TERAS7.COM – Siapa yang tak ingin menjadi seseorang yang saleh dan salehah, semua umat Muslim di dunia ini menginginkan hal tersebut. Dari kecil saja, orang tua selalu mendoakan anaknya agar menjadi anak yang saleh dan salehan.
Bahkan ketika besar pun, manusia baik itu laki-laki maupun perempuan, selalu berdoa agar mendapat kriteria pasangan hidup yang saleh ataupun salehah.
Di masyarakat luas, umumnya pemahaman tentang saleh yakni seseorang yang memiliki adab, tata krama yang baik dan memiliki ilmu pengetahuan agama islam yang mumpuni.
Tak heran, jika seseorang memiliki dua kriteria di atas maka akan dipandang saleh ataupun salehah di mata masyarakat luas. Meski sebagian masyarakat ada yang memiliki definisi tersendiri sesuai ruang pikirnya masing-masing terhadap hal tersebut.
Lantas bagaimana cara kerja saleh tersebut?, dilansir dari laman NU Online Lampung, banyak kisah di masyarakat tentang bagaimana menimbang baik dan buruknya seseorang. Biasanya terjadi dua kontradiksi yang saling diklaimkan oleh beberapa orang.
Di lain kisah ada juga, si B yang juga beragama Islam meski dalam kesehariannya tidak pernah melaksanakan shalat 5 waktu, kadang bolong-bolong, tidak rajin berpuasa, tetapi gemar shadaqah, selalu membantu tetangga, tidak pelit, dan tidak mencaci maki. Kadang juga waktunya habis untuk mencari rezeki yang halal namun sampai lupa waktu shalat.
Yang mana yang paling benar, dan yang mana yang harus diikuti?
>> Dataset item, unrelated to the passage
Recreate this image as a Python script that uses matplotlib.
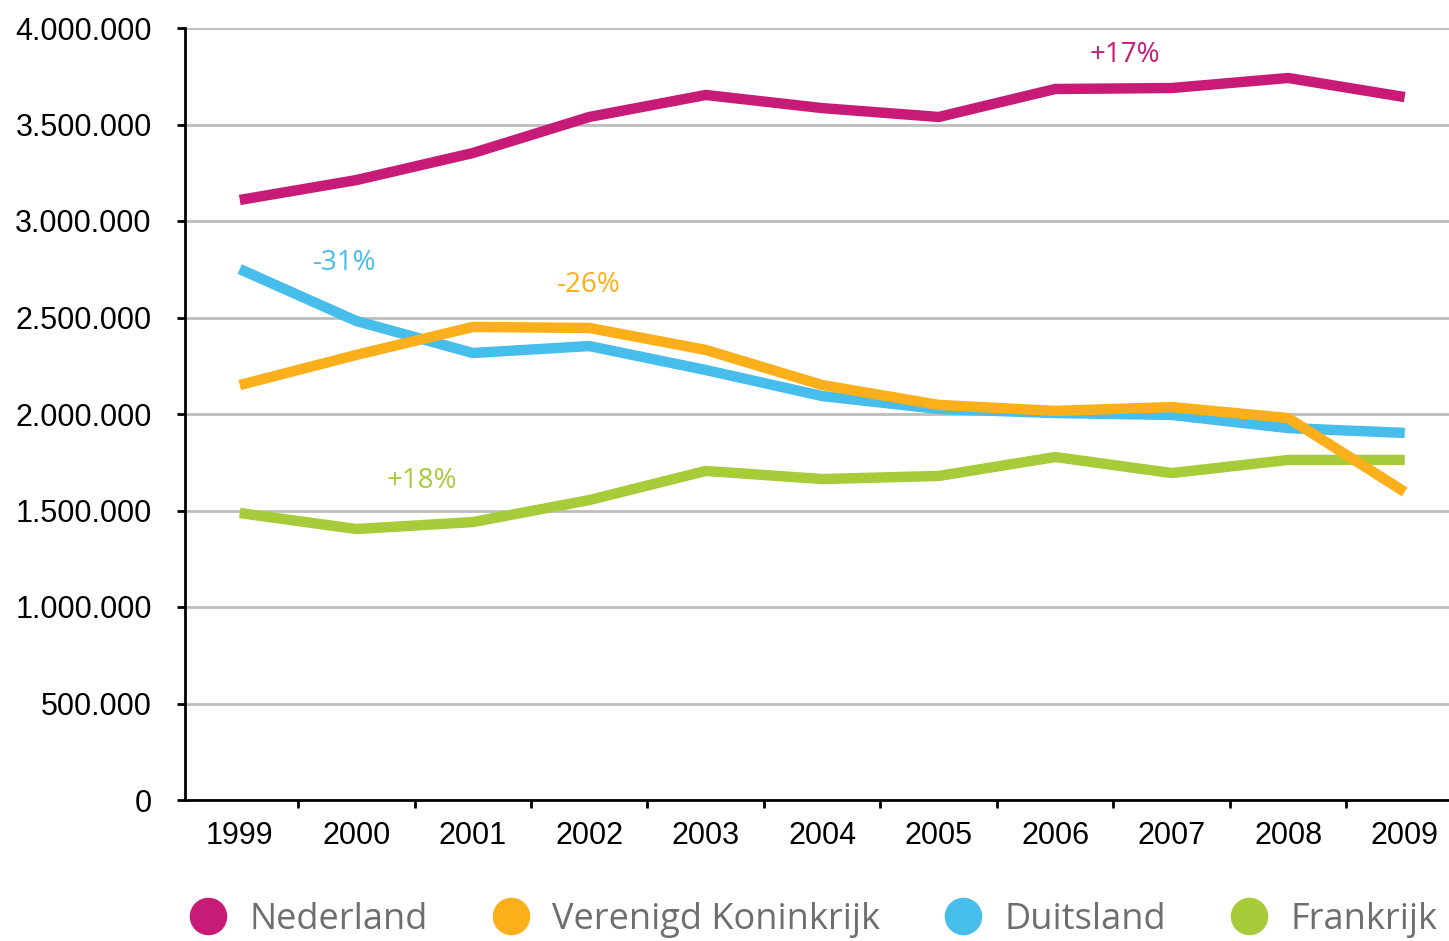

Dari dua peristiwa di atas, masyarakat terbagi menjadi 2 kubu dalam menilai kelayakan dari kesalehan masing-masing.
Kubu si A akan membela si A, karena ibadahnya, sedang kubu B akan membela si B, karena sosialnya.
Kita tidak perlu bingung dalam mengambil sikap dari ke-2 peristiwa di atas, juga tidak perlu jauh-jauh untuk mencari contoh. Cukup contoh saja Rasul kita Nabi Muhammad SAW yang dalam kesehariannya saleh secara ritual (ibadah mahdlah) dan saleh secara sosial (ibadah ghairu mahdlah).
Saleh secara ritual, Nabi tidak pernah meninggalkan salat 5 waktu semenjak diperintahkan oleh Allah ketika Mi’raj. Selalu berpuasa ramadhan, bahkan beristigfar 100 kali setiap hari, meski tidak memiliki dosa.
Secara sosial, Nabi orang yang dermawan, ramah, kasih sayang. Jika kita mengambil contoh kesosialan Nabi, maka sangat banyak sekali, seperti Nabi yang selalu memberi makanan kepada seorang wanita tua buta dari golongan Yahudi sampai akhir hayat, meski wanita tersebut selalu mencemooh Nabi, karena ketidaktahuannya. Hingga ketika Nabi wafat wanita tua tersebut baru mau masuk Islam.
Nabi juga gemar mendoakan kebaikan kepada manusia baik yang beriman maupun yang ingkar. Seperti mendoakan penduduk Thaif yang ingkar kepada Nabi, ketika Nabi datang ke kota, dilempari batu, sampai Nabi berdarah, sehingga Malaikat marah kepada penduduk Thaif dan memohon kepada Nabi untuk memusnahkannya.
Tapi Nabi tidak demikian. Nabi hanya mendoakan kelak keturunannya ada yang beriman kepadanya. Dan benar, Allah mengabulkan kebaikan doa Nabi, sehingga anak keturunan penduduk Thaif masuk Islam.
Dari kisah Nabi Muhammad SAW di atas, maka kita diharuskan memiliki 2 komponen tersebut agar menjadi orang yang saleh atau salehah.
Ibadah yang diajarkan Nabi selalu memiliki dimensi sosial. Seperti shalat berjamaah di masjid mengajarkan kerukunan sesama Muslim, kesetaraan status dan pusat Interaksi manusia. Kemudian zakat yang juga memiliki dimensi sosial yang tinggi yakni bershadaqah kepada orang yang tidak mampu dan fakir miskin.
Sedikit demi sedikit, kita harus bisa mencontoh Rasulullah, karena Rasul sebaik-baik teladan bagi umatnya (uswatun hasanah). Ibadah mahdlah dan ghairu mahdlah selain diwajibkan dan dianjurkan bagi umat Islam, juga sebagai bukti kita cinta kepada Allah dan kepada cintaannya.